Off topic - I’ve decided to turn off comments on posts.  I’ve been inundated with spam comments, and since I’m not posting as often as I once did, I’m turning them off.  I debated taking the site down completely, but Chris suggested I just turn off the comments.  If I start posting regularly again, I’ll consider turning them on again.

Learning Every Day

As I stated previous, Cecilia is very TWO, and the last few months have been challenging.  It seems like every minute she’s trying to explore her world and test boundaries.  It occurred to me the other day that this is when the real parenting begins.  I’m not saying that parents of infants aren’t real parents, but rather, they aren’t quite “parenting”.  With babies, the main goal is to keep them alive and thriving - take care of their needs by nurturing their bodies.  But when they become toddlers, especially older toddlers, you have to start nurturing their souls, and that’s when it gets really hard (at least in my opinion).  Mending a little body is much easier than mending a little soul.

I’ve found this responsibility to be overwhelming at times.  It’s very tricky to find the right balance of discipline and openness that creates both a structured and empowering environment.  How do you control and correct a two year old’s behavior without risking harm to their fiery spirit?  How do you build their self-confidence while teaching them to value others?    How do create an environment that is loving and open while still maintaining individuality and space?  It’s all so new and different from the baby years.  Yes, those were hard, especially when I couldn’t figure out why my small child was crying, but I think these years are harder and more long lasting.  At least I’ve finally shaken that “new parent anxiety”.

One thing I’ve been trying to do is assign Cecilia tasks without making them commands.  (The commands weren’t working!)  So instead of saying, “Find your shoes,” I’ll say, “Will you help me get ready? What shoes do you want to wear?”  Cecilia loves to be part of whatever I’m doing, and she loves choices.  Does it always work? Nope.  Does it usually work? Nope.  But even if it has the same results as just saying “Find your shoes,”  it still fosters a more independent and loving environment, and it’s just as easy to say.
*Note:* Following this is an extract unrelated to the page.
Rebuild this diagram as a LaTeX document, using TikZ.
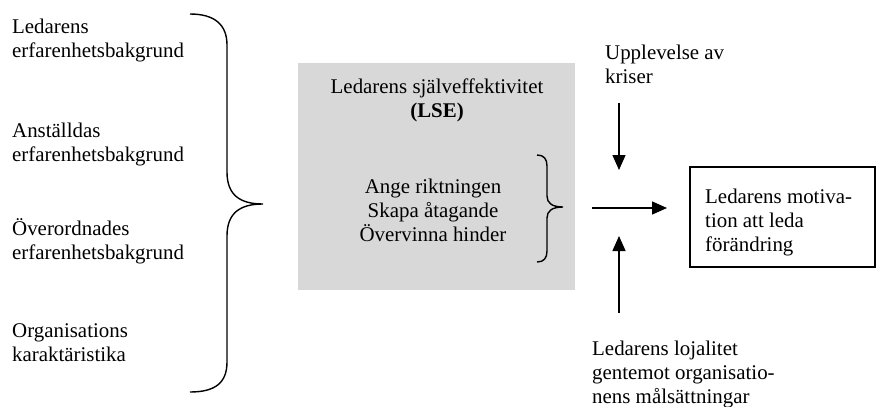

We’ve tried giving Cecilia some independence when it comes to her clothing.  Some days we let her choose between two options, but if we have more time (a lot more time), we let her have mostly free reign on her wardrobe (no jammies to school, which gets requested often).  Today Cecilia asked to wear her Wiggles shirt from the Wiggles concert that she saw with her grandparents.  I’ll be honest, it’s not my favorite shirt.  It’s a bit androgynous, and I like to put my cute girl in cute girly clothing.  But, eh, it’s just a shirt.  When it was nearly time to leave for school, I asked her to go find some socks while I put on my shoes.  She was gone for quite a while so I figured she got distracted, but when I found her, she was sitting in front of her sock draw and exclaimed “I got socks!”  Well, almost, kiddo.  She actually put on leg warmers.  You know what? I let her wear them.  It won’t hurt sending her to school with leg warmers over her pants and taking them off might hurt her self-esteem.  I did, however, put some socks on her too.